Using filet of bison rather than beef was a smart twist, but mostly it was the rigorous replication and perfect presentation of all the ancillary elements -- the things that make a Rossini a Rossini -- that elevated this plate to excellence. The slip of foie gras mounted atop the erect filet was pan-seared and buttery, nearly melting down the edges of the meat tower like something out of Dalí. The hollandaise was fresh, murderously rich, and speckled with slivers of powerful black truffle. The bison sat on a base of sautéed Swiss chard and a disc of stiff, toasted brioche, and the center of the plate was napped with an amazing Madeira sauce so glossy and thick and rich, it must've been mounted with blood, marrow or foie gras butter. Nothing else would have given it this gloss; nothing else would have coagulated so smoothly as it cooled.

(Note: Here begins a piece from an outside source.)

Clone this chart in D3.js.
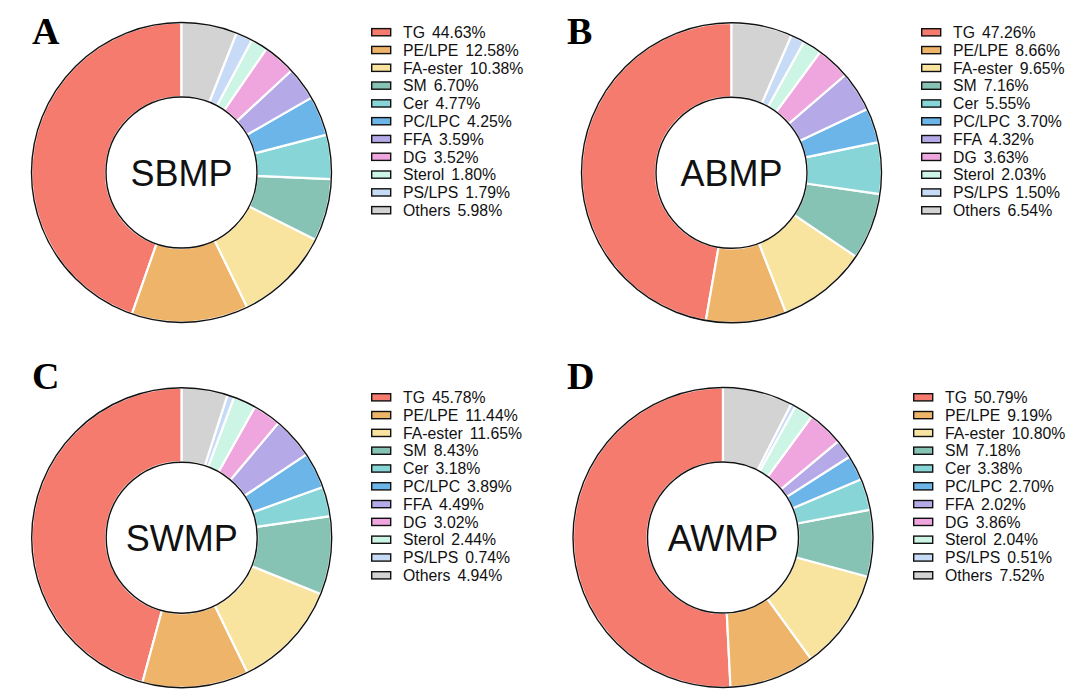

The Rossini was lovely and imposing, and so delicious that it made me wonder why such beatific preparations vanished from the menus of serious restaurants in the first place, banished to wedding buffets and supper clubs and the odd hotel restaurant.

Around me, flames leaping from the bananas Foster prepared tableside lit up the dining room. I skipped dessert in favor of a pot of coffee, knowing both that I was so full I would waddle when I left and that a meal at the Palace Arms always ends with macaroons: three of them, delivered on a doilied silver tray. Rich with almonds, tasting of honey, textured like crisp taffy -- I don't know what deal with the devil the pastry chef cut, but it was totally worth it. Showing remarkable restraint, I ate only one and slipped the other two into my jacket pocket. It would probably be some time before I made it back to the Palace Arms; I told myself I wanted to take a little of the fantasy with me.

And then I ate both macaroons before I even made it to the car. I'd denied myself the beluga, the century-old cognac. But don't ask someone like me not to eat the free cookies.